You assume that the end users know the admin password.
Having default passwords isn't a bad idea if there was a set procedure required to enable their use. i.e. if you had a CCTV DVR you needed to have the installer get in and look at something, he tells you "hit that black button recessed on the side" and it enables the ability for an installer to login using that password for the next x hours. Then if the list escapes into the wild, who cares?
Why on earth not something specifically tied to the box such as a MAC address or the like suffixed to a fixed pass phrase? To have one single password "for installers" differs from a backdoor only in the bull and spin in the explanation and excuse...
No one is leaking the Sky PVR master passwords ... Rupert Murdoch is untouchable .. so good at spying others and there is no law an justice for him and his gang.
It's surprisingly common in the CCTV world. Many different brands have hidden (and often unchangeable) admin credentials.
Five minutes on Shodan and a bit of easily discoverable info makes you never want to connect one of these devices to the internet. Ever.
My system ended up being air-gapped by accident. We pulled Cat-5e cable everywhere with a set of cables for the CCTV so we could run analog video and audio over it while only needing a single installer to come in and pull cable. Fast-forward several years and we started converting the cameras to PoE+Video over TCP/IP. Eventually just replaced the DVR with a file server, a 48-port PoE switch, and a multi-monitor desktop. We also added in a fairly large, dedicated UPS system so that we can keep recording several hours after power has failed. The cameras stream their audio and video using RTMP, the file server records the stream with the server running stream-recording software as well as RTMP proxy software to convert it to an HTTP stream to be consumed by the desktop.
Yeah, its a bit hacky, but at least we don't run the risk of it being exploited despite having handed over piles and piles of cash for a "Professional" system.
Back in the days of yore I used to support a DOS application called Ulti-Sales, an excellent POS program (no, not a POS :p)
Anyway, the first couple of versions had hardcoded master passwords. Programmer decided that was not good enough, so he changed the password algorithm to be time-based.
Which meant anytime a techie need to change some settings (or do stuff) the support line need to be called, the time and date on the workstation in question be given, so that support could work out the password, and give it to the techie.
A much better solution for everybody - but unfortunately not for the techies who do support after-hours for their own benefit...

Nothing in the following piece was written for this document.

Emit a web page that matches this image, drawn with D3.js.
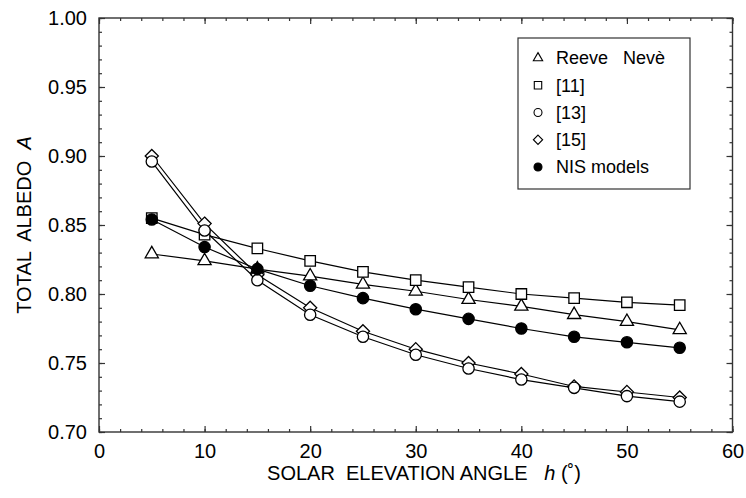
<!DOCTYPE html>
<html>
<head>
<meta charset="utf-8">
<script src="https://cdn.jsdelivr.net/npm/d3@7"></script>
<style>
  body { margin: 0; background: #fff; }
  text { font-family: "Liberation Sans", Arial, sans-serif; fill: #000; }
</style>
</head>
<body>
<div id="viz"></div>
<script>
var width = 746;
var height = 498;

// data
var angles = [5, 10, 15, 20, 25, 30, 35, 40, 45, 50, 55];
var reeve = [0.829, 0.824, 0.818, 0.813, 0.807, 0.802, 0.796, 0.791, 0.785, 0.780, 0.774];
var ref11 = [0.855, 0.843, 0.833, 0.824, 0.816, 0.810, 0.805, 0.800, 0.797, 0.794, 0.792];
var ref13 = [0.896, 0.846, 0.810, 0.785, 0.769, 0.756, 0.746, 0.738, 0.732, 0.726, 0.722];
var ref15 = [0.900, 0.851, 0.814, 0.790, 0.773, 0.760, 0.750, 0.742, 0.733, 0.729, 0.725];
var nis = [0.854, 0.834, 0.818, 0.806, 0.797, 0.789, 0.782, 0.775, 0.769, 0.765, 0.761];

var xTicks = [0, 10, 20, 30, 40, 50, 60];
var yTicks = [0.70, 0.75, 0.80, 0.85, 0.90, 0.95, 1.00];
var legendLabels = ["Reeve   Nevè", "[11]", "[13]", "[15]", "NIS models"];

var series = [
  {name: legendLabels[0], values: reeve, type: d3.symbolTriangle, size: 75, fill: "#fff"},
  {name: legendLabels[1], values: ref11, type: d3.symbolSquare, size: 110, fill: "#fff"},
  {name: legendLabels[3], values: ref15, type: d3.symbolDiamond2, size: 110, fill: "#fff"},
  {name: legendLabels[2], values: ref13, type: d3.symbolCircle, size: 100, fill: "#fff"},
  {name: legendLabels[4], values: nis, type: d3.symbolCircle, size: 100, fill: "#000"}
];

var pLeft = 99, pRight = 732.5, pTop = 18, pBottom = 432;

var svg = d3.select("#viz")
    .append("svg")
    .attr("width", width)
    .attr("height", height);

var x = d3.scaleLinear().domain([0, 60]).range([pLeft, pRight]);
var y = d3.scaleLinear().domain([0.70, 1.00]).range([pBottom, pTop]);

// frame with inward ticks on all sides
function tickAxis(axisFn, scale, major, minor, fmt, showLabels) {
  var a = axisFn(scale).tickValues(minor).tickSizeInner(-3).tickSizeOuter(0).tickFormat("");
  var b = axisFn(scale).tickValues(major).tickSizeInner(-6).tickSizeOuter(0)
      .tickPadding(showLabels ? 12 : 0).tickFormat(showLabels ? fmt : "");
  return [a, b];
}

var xMinor = d3.range(0, 61, 2);
var yMinor = d3.range(70, 101, 1).map(function(d) { return d / 100; });

var axes = [
  {fn: d3.axisBottom, s: x, pos: "translate(0," + pBottom + ")", major: xTicks, minor: xMinor, fmt: d3.format("d"), lab: true},
  {fn: d3.axisTop, s: x, pos: "translate(0," + pTop + ")", major: xTicks, minor: xMinor, fmt: d3.format("d"), lab: false},
  {fn: d3.axisLeft, s: y, pos: "translate(" + pLeft + ",0)", major: yTicks, minor: yMinor, fmt: d3.format(".2f"), lab: true},
  {fn: d3.axisRight, s: y, pos: "translate(" + pRight + ",0)", major: yTicks, minor: yMinor, fmt: d3.format(".2f"), lab: false}
];

axes.forEach(function(ax) {
  tickAxis(ax.fn, ax.s, ax.major, ax.minor, ax.fmt, ax.lab).forEach(function(gen) {
    var g = svg.append("g").attr("transform", ax.pos).call(gen);
    g.select(".domain").remove();
    g.selectAll("line").attr("stroke", "#333").attr("stroke-width", 1.2);
    g.selectAll("text").attr("font-size", "20px").attr("fill", "#000")
      .style("font-family", "'Liberation Sans', Arial, sans-serif");
  });
});

svg.append("rect")
    .attr("x", pLeft).attr("y", pTop)
    .attr("width", pRight - pLeft).attr("height", pBottom - pTop)
    .attr("fill", "none").attr("stroke", "#333").attr("stroke-width", 1.4);

// axis titles
svg.append("text")
    .attr("x", 424).attr("y", 480)
    .attr("text-anchor", "middle")
    .attr("font-size", "20px")
    .attr("xml:space", "preserve")
    .html('SOLAR  ELEVATION ANGLE   <tspan font-style="italic">h</tspan> (˚)');

svg.append("text")
    .attr("transform", "translate(31,225) rotate(-90)")
    .attr("text-anchor", "middle")
    .attr("font-size", "20px")
    .attr("xml:space", "preserve")
    .html('TOTAL  ALBEDO  <tspan font-style="italic">A</tspan>');

// lines
var line = d3.line()
    .x(function(d, i) { return x(angles[i]); })
    .y(function(d) { return y(d); });

series.forEach(function(s) {
  svg.append("path")
      .attr("d", line(s.values))
      .attr("fill", "none")
      .attr("stroke", "#000")
      .attr("stroke-width", 1.2);
});

// markers
series.forEach(function(s) {
  svg.selectAll(null)
      .data(s.values)
      .enter()
      .append("path")
      .attr("transform", function(d, i) { return "translate(" + x(angles[i]) + "," + y(d) + ")"; })
      .attr("d", d3.symbol().type(s.type).size(s.size))
      .attr("fill", s.fill)
      .attr("stroke", "#000")
      .attr("stroke-width", 1.3);
});

// legend
var legend = svg.append("g");
legend.append("rect")
    .attr("x", 518).attr("y", 38)
    .attr("width", 172).attr("height", 151)
    .attr("fill", "#fff").attr("stroke", "#333").attr("stroke-width", 1.2);

var legendOrder = [series[0], series[1], series[3], series[2], series[4]];
var rowY = d3.scalePoint().domain(d3.range(5)).range([58, 167]);

legendOrder.forEach(function(s, i) {
  legend.append("path")
      .attr("transform", "translate(538," + rowY(i) + ")")
      .attr("d", d3.symbol().type(s.type).size(s.size * 0.5))
      .attr("fill", s.fill)
      .attr("stroke", "#000")
      .attr("stroke-width", 1.1);
  legend.append("text")
      .attr("x", 556).attr("y", rowY(i))
      .attr("dy", "0.35em")
      .attr("font-size", "18px")
      .attr("xml:space", "preserve")
      .text(s.name);
});
</script>
</body>
</html>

So. The suggestion is that programmers for IoT (and other frippery stuff) implement something like this algorithm. Drawback is if the algorithm can be reverse-engineered, or even "leaked" then it's back to the drawing board...
"Sharing superuser account credentials with installers and expecting them not to leak is asking for trouble," Munro said.

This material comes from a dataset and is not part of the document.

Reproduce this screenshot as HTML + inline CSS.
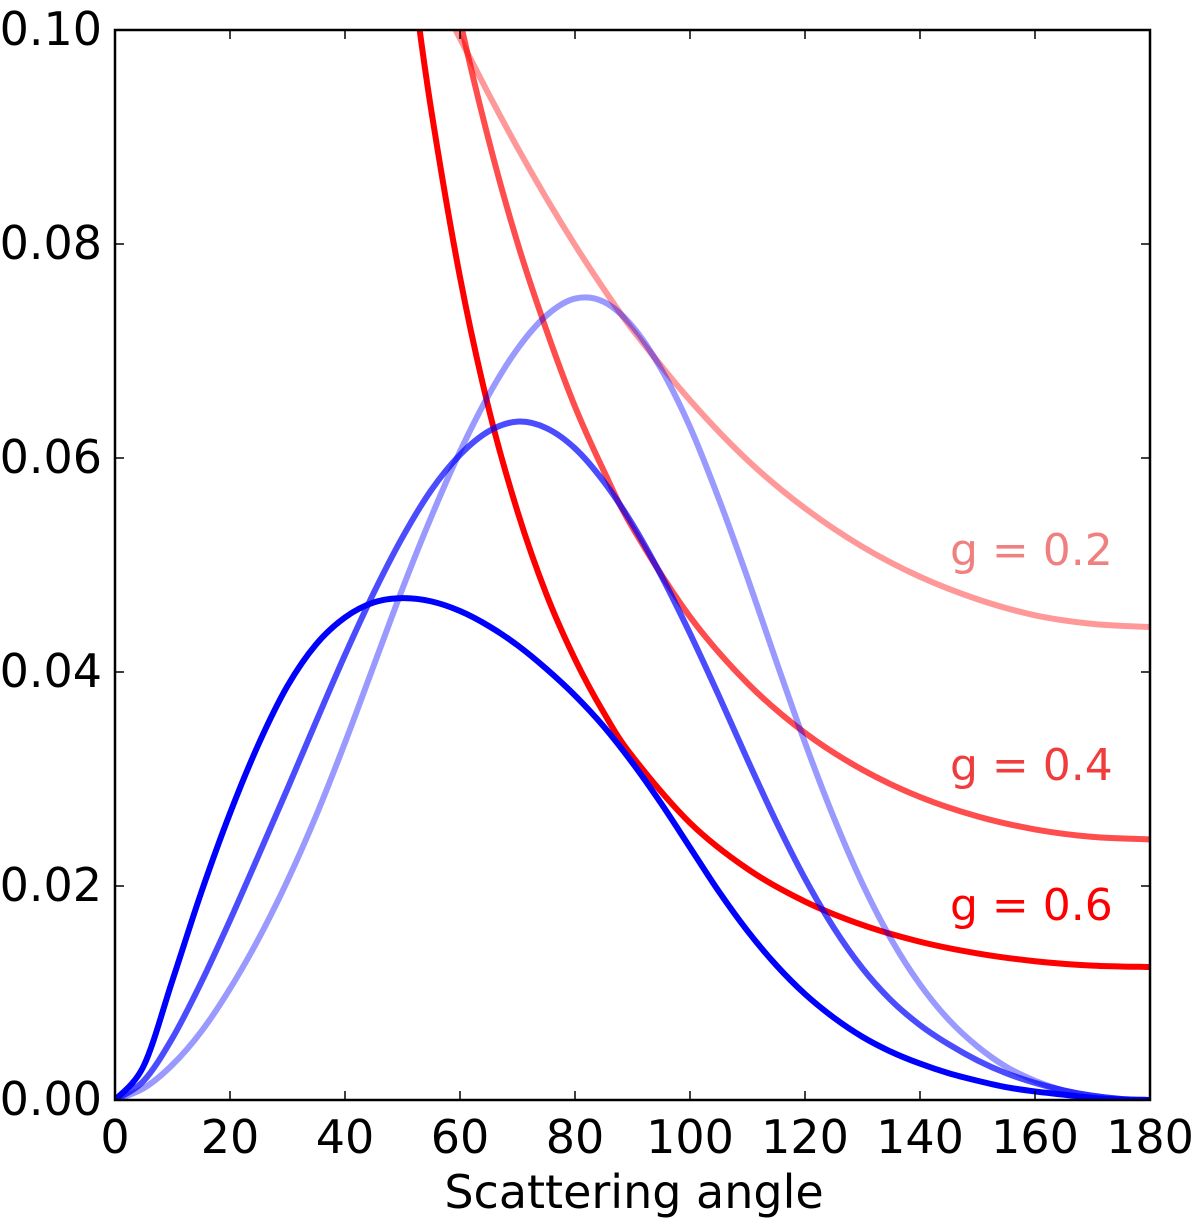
<!DOCTYPE html>
<html><head><meta charset="utf-8"><style>
body{margin:0;background:#fff}
svg{display:block;font-family:"DejaVu Sans","Liberation Sans",sans-serif}
</style></head><body>
<svg id="chart" width="1200" height="1222" viewBox="0 0 1200 1222" xmlns="http://www.w3.org/2000/svg">
<defs><clipPath id="clip"><rect x="115" y="30" width="1035" height="1070"/></clipPath></defs>
<g id="curves" clip-path="url(#clip)"></g>
<g id="axes"></g>
</svg>
<script>
const angles=[0,5,10,15,20,25,30,35,40,45,50,55,60,65,70,75,80,85,90,95,100,105,110,115,120,125,130,135,140,145,150,155,160,165,170,175,180];
const blueG06=[0,0.0032,0.0112,0.0194,0.0268,0.0333,0.0387,0.0426,0.0451,0.0465,0.0469,0.0466,0.0457,0.0443,0.0425,0.0403,0.0378,0.0349,0.0315,0.0277,0.0236,0.0195,0.0158,0.0126,0.0099,0.0077,0.0059,0.0045,0.0034,0.0025,0.0018,0.0012,0.0008,0.0005,0.0002,0.00005,0];
const blueG04=[0,0.0018,0.0058,0.0110,0.0168,0.0229,0.0291,0.0354,0.0416,0.0474,0.0526,0.0570,0.0603,0.0625,0.0634,0.0628,0.0609,0.0578,0.0538,0.0490,0.0436,0.0378,0.0318,0.0260,0.0207,0.0161,0.0123,0.0093,0.0070,0.0052,0.0037,0.0025,0.0016,0.0009,0.0004,0.0001,0];
const blueG02=[0,0.0011,0.0033,0.0064,0.0104,0.0151,0.0205,0.0266,0.0334,0.0406,0.0478,0.0545,0.0606,0.0659,0.0702,0.0733,0.0749,0.0746,0.0723,0.0683,0.0629,0.0562,0.0488,0.0410,0.0334,0.0264,0.0202,0.0150,0.0108,0.0075,0.0050,0.0031,0.0018,0.0009,0.0004,0.0001,0];
const redAngles=[50,52,55,60,65,70,75,80,85,90,100,110,120,130,140,150,160,170,180];
const redG06=[0.1128,0.1040,0.0925,0.0769,0.0646,0.0550,0.0473,0.0412,0.0362,0.0321,0.0259,0.0216,0.01855,0.01636,0.01479,0.0137,0.01297,0.01256,0.01243];
const redG04=[0.135,0.128,0.1139,0.1009,0.0897,0.0801,0.0720,0.0648,0.0588,0.0535,0.04516,0.03895,0.03431,0.03086,0.02832,0.02651,0.02529,0.02459,0.02436];
const redG02=[0.1103,0.1080,0.1045,0.0992,0.0940,0.0890,0.0843,0.0799,0.0758,0.0720,0.0654,0.0598,0.0553,0.0517,0.0489,0.0468,0.0453,0.0445,0.0442];
const xTicks=[0,20,40,60,80,100,120,140,160,180];
const yTicks=[0,0.02,0.04,0.06,0.08,0.10];
const labels=["g = 0.2","g = 0.4","g = 0.6"];

const X0=115,X1=1150,Y0=1100,Y1=30;
const xs=v=>X0+v/180*(X1-X0);
const ys=v=>Y0-v/0.1*(Y0-Y1);
const NS="http://www.w3.org/2000/svg";
function mk(t,a,p){const e=document.createElementNS(NS,t);for(const k in a)e.setAttribute(k,a[k]);p.appendChild(e);return e;}
function pathD(ax,vals){
  const P=ax.map((a,i)=>[xs(a),ys(vals[i])]);
  let d="M"+P[0][0]+","+P[0][1];
  for(let i=0;i<P.length-1;i++){
    const p0=P[Math.max(i-1,0)],p1=P[i],p2=P[i+1],p3=P[Math.min(i+2,P.length-1)];
    const c1=[p1[0]+(p2[0]-p0[0])/6,p1[1]+(p2[1]-p0[1])/6];
    const c2=[p2[0]-(p3[0]-p1[0])/6,p2[1]-(p3[1]-p1[1])/6];
    d+=" C"+c1+" "+c2+" "+p2;
  }
  return d;
}
const cg=document.getElementById("curves");
const series=[
 [redAngles,redG02,"#ff0000",0.4,"red-curve-g02"],
 [redAngles,redG04,"#ff0000",0.7,"red-curve-g04"],
 [redAngles,redG06,"#ff0000",1,"red-curve-g06"],
 [angles,blueG02,"#0000ff",0.4,"blue-curve-g02"],
 [angles,blueG04,"#0000ff",0.7,"blue-curve-g04"],
 [angles,blueG06,"#0000ff",1,"blue-curve-g06"]];
series.forEach(s=>{
  const p=mk("path",{d:pathD(s[0],s[1]),fill:"none",stroke:s[2],"stroke-opacity":s[3],"stroke-width":6,"stroke-linejoin":"round"},cg);
  
  
});
const ag=document.getElementById("axes");
const frame=mk("rect",{x:X0,y:Y1,width:X1-X0,height:Y0-Y1,fill:"none",stroke:"#000","stroke-width":2.5},ag);


xTicks.forEach(t=>{
  const x=xs(t);
  mk("line",{x1:x,y1:Y0,x2:x,y2:Y0-9,stroke:"#000","stroke-width":1.5},ag);
  mk("line",{x1:x,y1:Y1,x2:x,y2:Y1+9,stroke:"#000","stroke-width":1.5},ag);
  const tx=mk("text",{x:x,y:1153,"text-anchor":"middle","font-size":46},ag);
  tx.textContent=t;
  
  
});
yTicks.forEach(t=>{
  const y=ys(t);
  mk("line",{x1:X0,y1:y,x2:X0+9,y2:y,stroke:"#000","stroke-width":1.5},ag);
  mk("line",{x1:X1,y1:y,x2:X1-9,y2:y,stroke:"#000","stroke-width":1.5},ag);
  const tx=mk("text",{x:102,y:y+15,"text-anchor":"end","font-size":46},ag);
  tx.textContent=t.toFixed(2);
  
  
});
const xt=mk("text",{x:634,y:1208,"text-anchor":"middle","font-size":46},ag);
xt.textContent="Scattering angle";


const lab=[[565,"#f08080"],[780,"#f03c3c"],[920,"#ff0000"]];
labels.forEach((l,i)=>{
  const tx=mk("text",{x:950,y:lab[i][0],"font-size":44,fill:lab[i][1]},ag);
  tx.textContent=l;
  
  
});
</script>
</body></html>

"Having a superuser account at all is asking for trouble" I said
Installed DVR for client (Firewalled appropriately with no access to/from low security zones) only to have said client change the admin password and then forget what the new password was...

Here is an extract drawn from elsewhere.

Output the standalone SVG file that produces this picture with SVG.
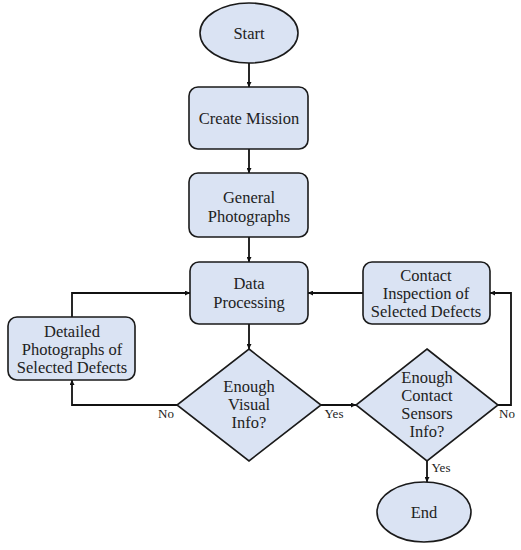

Called the vendor who asked what date the DVR was showing and obtained a "daily" password that could be used to log into the DVRs console via a "hidden button" on the login prompt. This priv level could change the admin password and configure/control all "advanced" DVR functions.
Questions to said vendor about security practices, 3rd party code audits and software updates were laughable in the early 90s. Today they appear to be par for the course.
Anon, because RESEARCH ongoing . ;-)
However compared to master passwords, that seems like a really good idea, since once you have physical access to the device, you could as well just pull out the harddisks from the RAID and read the data that way.
There's no need for non-unique default master passwords ever.
I combine my own password with the S/N of the device, and a hash of that gives me the device password. I set the device to that password, write it down, and give it to the user, I don't keep a copy. If the user wants to change that password, they can do so. If they don't want to, i.e., they want me to retain remote access, they tell me the serial number of the device and I can recreate the password I generated when I installed it for them.
I honestly think rule 1 of Internet-connected devices is that no two devices should be shipped with the same default password.